War is a conflicting film genre, and is the hardest to get right. To make a good comedy, you have to make the audience laugh. To make a good musical, you have to have good songs.
To make a good war movie, you have to tell an engaging story with an interesting conflict, while still being respectful and not diminishing the true horrors of war.
Perhaps this is why the list of great war movies is smaller than the list of great sci-fi, fantasy, or action movies. However, this makes the truly great war movies stand out that much more when they are released.
On paper, it doesn’t seem hard to make an exciting and realistic war film. You just think of a good story, with dynamic characters, and the “war” aspect of “war film” will go from there. However, there are many pitfalls filmmakers can stumble into.
The major one is that directors think that by making their war film extremely violent, it automatically makes their film antiwar. This isn’t a poor choice by default. It’s better for a war film to show war as very violent than try to sanitize it or tone it down.
However, to make a true antiwar film you have to put in more effort beyond blood and gore in showing how bad war is. And if you ARE going to use violence as a clutch, you’d better make it realistic and nauseating, otherwise what’s the point.
The 2016 film Hacksaw Ridge will be used as an example of what shouldn’t be in war films, because it stumbles into most of the pitfalls previously mentioned.
It stars Andrew Garfield as Desmond Doss, a combat medic who doesn’t fire or hold a gun at all due to his religious beliefs. During the war, he saves as many wounded soldiers as he can, and even helps wounded Japanese. He is an interesting character, and isn’t the problem.

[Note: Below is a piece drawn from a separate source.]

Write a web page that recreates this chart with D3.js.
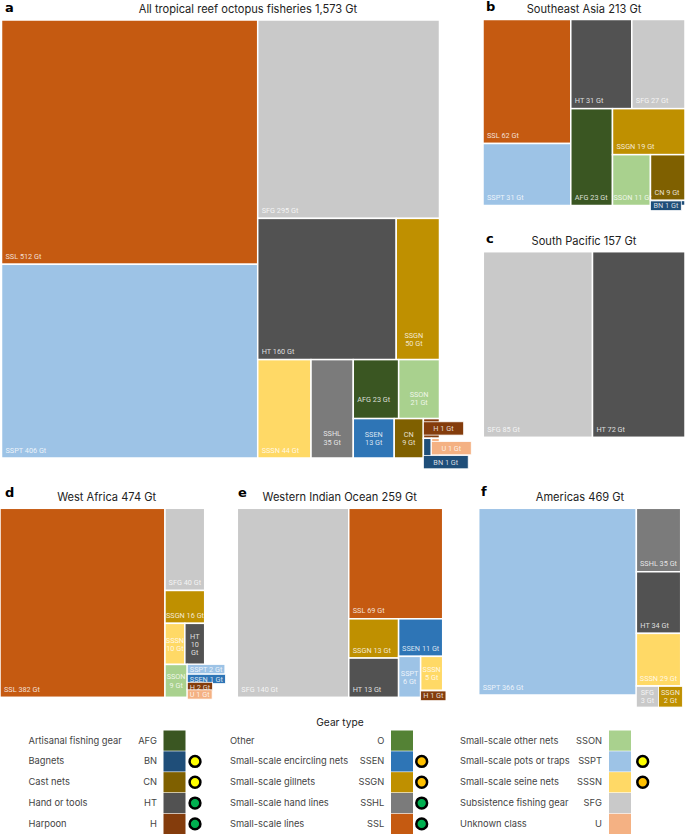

The problem is that the film doesn’t criticize war beyond portraying it as brutal and bloody. It doesn’t focus on the moral depravity of war as a whole. It seeks to criticize killing, as evident by Doss’ pacifism, but views war as a necessity.
It doesn’t make war look pleasant, but it fundamentally isn’t antiwar. It doesn’t check the main box a war film should: to show the pointlessness of war for multiple sides and blur the line between virtue and vice in the context of war.
Hacksaw Ridge is a fine film. Its performances range from decent to genuinely great, and the story—while cheesy at times—is decently enjoyable during the first half. But as a war film, it fails, and the antithesis to it will be provided.
Paths of Glory, a 1957 film directed by Stanley Kubrick, is the gold standard for an antiwar film. Everywhere Hacksaw Ridge fails at being antiwar, it succeeds, on top of being a damn good movie.
Paths of Glory is about a French colonel who defends three soldiers against cowardice charges after an ill-fated mission fails. Its first third plays out like a standard war movie in the trenches, before it shifts focus and becomes more of a courtroom drama.
It succeeds at being antiwar because instead of focusing on the good vs bad of different sides, it shows how the military system as a whole is unjust and punishes innocent men for decisions they can’t be blamed for. The Germans the French are supposed to defeat aren’t even shown.
It also mostly avoids violence, which heavily works in its favor as the audience is forced to think on the moral conflict at hand instead of being burnt out by death upon death. It also makes the few acts of violence we do see very nauseating.
Ultimately cinema is subjective, and different people may look for different things in war films. It’s an interesting topic to discuss, and is great proof of how powerful and thought-provoking film can truly be.